I bought a little bag of these bulbs from a highly regarded nearby nursery. They were labeled Camassia. What I got was Leucojum instead, but they look very sweet in the woodland.
These little grape hyacinths crept furtively into the garden, I know not how. Seems like a good idea. There will be more.
I promised last time to keep a running account of the progress of E. wulfenii. This is about as exuberant as it gets. To give you an idea of scale, it is roughly waist hight on a six foot person.
The cherry trees are just coming on. They won’t last long, if we have our usual hard rains…just long enough for the bees to find them and do their thing. There are two of these ancients out front, placed exactly the right distance apart to support a hammock. I truly hope there will be at least one day fine enough to lay in the hammock gazing up through the blossoms and listening to the buzzing of the bees.
Meanwhile, out in the woods, a volunteer cherry puts on a show, using the darkness of the surrounding cedars as a backdrop.
I thought it would be cheery to be greeted by daffodils just as you turn in to our lane. I planted three different kinds so the bloom time would be staggered. My mistake. Luckily, the bulb catalogs are just hitting my desk while last year’s goof-up is plain to see. This time, I will shoot my wad on just one variety, in an attempt to make a bold statement.
Now these little dears thrive no matter what…and talk about drifts! I ask you: why are we so determined to struggle against nature’s success stories, when we could just relax and learn to make dandelion wine?
I go to art fairs and shows every now and then, where I find myself admiring garden ornaments like totems and towers by ceramic artists. Alas, my budget, after plants, simply will not stretch to include original works of art. But wait! What about all of those odds and ends…lids to jars that have broken, saucers and/or pots with no mates, the wobbly pot that I threw in college (too weird to use, but too significant to throw away). I gathered a bunch of this detritus and began stacking it up.
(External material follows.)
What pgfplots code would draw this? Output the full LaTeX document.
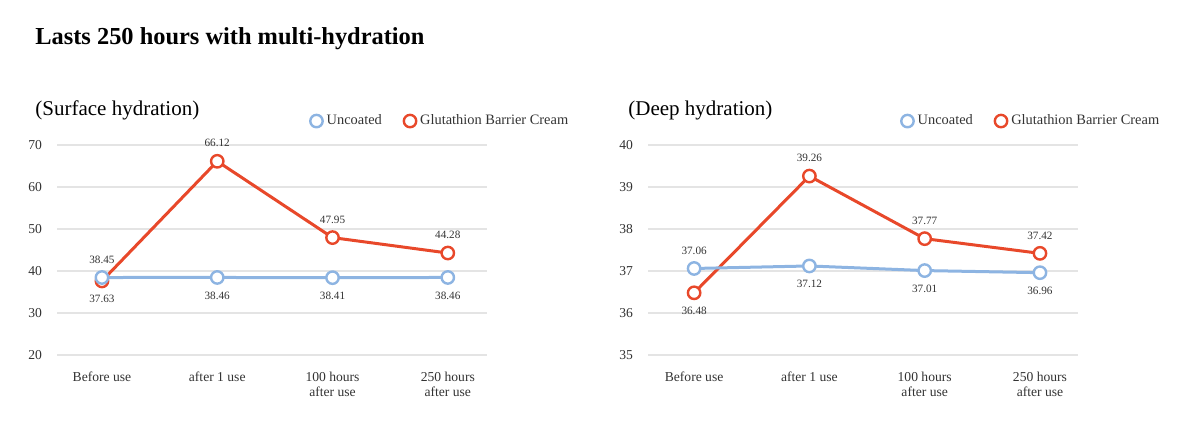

Perhaps not so oddly, since my taste tends to run to celadons and naturals, there were plenty of pieces that harmonized as if it were planned from the start.
Glue is always a stumbling block in projects of this kind. I had recently graduated from Gorilla glue to an industrial strength craft adhesive called E6000, so I proceeded with all confidence in its ability to hold things together. I gave my finished tower a couple of days to cure in my workroom before moving it outside. After a night in which we had a light freeze, the join where my wobbly, hand-thrown pot met with a smooth, commercial saucer gave way. I thought it was simply a result of the uneven surface, so silicone caulk was pressed into service to fill in and cushion that point of contact. Great! It held! Then all of the other glue joints began to fail. Richard found me some clear silicone caulk (the first one was white) and I went to work cleaning surfaces and reassembling the whole thing using the new method. At this writing, the tower/totem is standing up to the job. You see it here, placed among cardoons and Stachys ‘Helon von Styne’ , which echo the tones in the ceramics perfectly (as does the dirt…oh,well…).
The cardoons were raised from seed from HPSO, and fill me with a mother’s pride. When I went out there to place my tower, you can imagine my consternation when I found that one of my lovely cardoons had been sucked down into the ground by whatever creature has been excavating tunnels around our grounds. Only a few wilty leaves and a deep hole about 4 inches in diameter testified to the crime. We have moles aplenty, which I do not mind, but this is another kettle of critter. Are there gophers in these parts? Any thoughts, fellow sufferers, will be greatly appreciated.